Trouver le bon argument
Favoriser un comportement d’achat durable passera finalement souvent par un argument qui ne sera pas spécialement écologique. Nicolas Lambert, auteur d’un livre à paraître en mars prochain sur le sujet aux Éditions Racine, rapporte une discussion avec le directeur marketing de la Stib qui avançait que la raison principale pour laquelle les usagers délaissaient leur voiture pour les transports en commun n’était pas l’écologie mais le gain de confort. Et en ces temps de Salon de l’auto où le "tout à l’électrique" est de mise, l’argument fiscal à l’adoption des voitures hybrides et électriques est un autre exemple.
De manière plus stratégique, Nathalie Erdmanis, une des auteurs du "livre vert", avance que les marques doivent revoir leur process de production et de vente en appliquant la règle des 3 "Re" : Re-duce, Re-use, Re-cycle. J'aurais envie d'ajouter que les financiers évidemment derrière ces marques devront trouver des modèles d'affaire Re-ntables (osons l'adjectif) et péRe-nnes !

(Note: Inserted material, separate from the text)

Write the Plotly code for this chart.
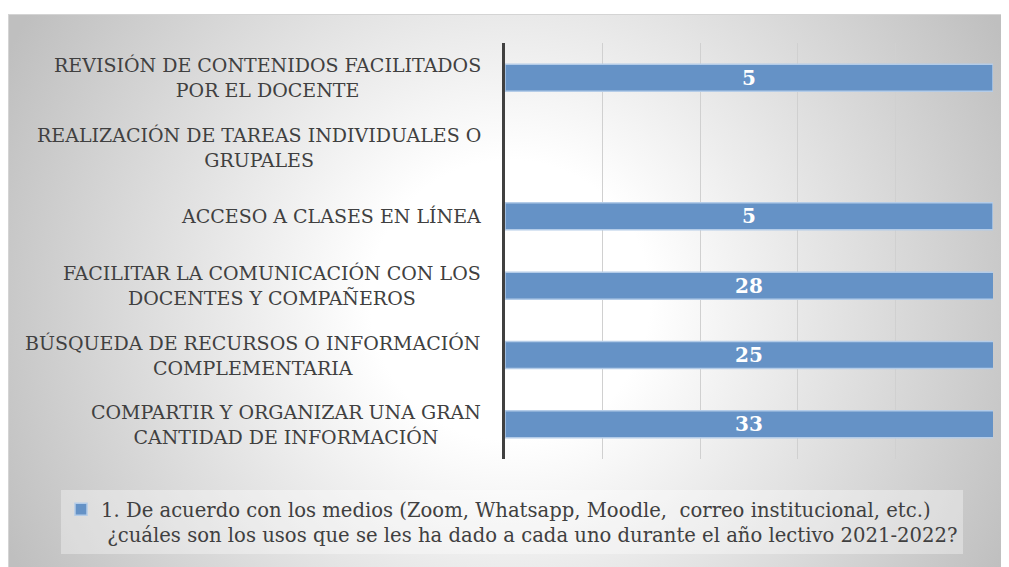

Quand les publicitaires s’en mêlent
Les créatifs et stratèges d’agences qui interviennent dans l’ouvrage collectif fixent l’ambition de créer des marques conscientes qui conjuguent durabilité et bien-être et font le pari de rendre la transition non pas seulement supportable mais désirable ! Ceux qui trouvent les bons mots et les images qui dessinent nos émotions se font fort de faire ressentir dans la communication que la durabilité, c’est aussi "plus" et pas forcément "moins". "Moins acheter", c’est "plus de liberté" ; "moins d’avoir", c’est "plus d’être et de bien-être". Une gageure… Mais pas tant que ça, faisons-leur confiance !
Comme Nathalie Erdmanis le souligne, "les marketeurs sont les acteurs d'un modèle économique basé sur le progrès, la croissance, le profit et la rentabilité… autant de notions questionnées par les impératifs de durabilité." La corporation à laquelle j'appartiens en est consciente et veut participer à un changement qui ne dissocie plus planète et humain car pour reprendre la citation de David Brower, "il n'y a pas de business sur une planète morte."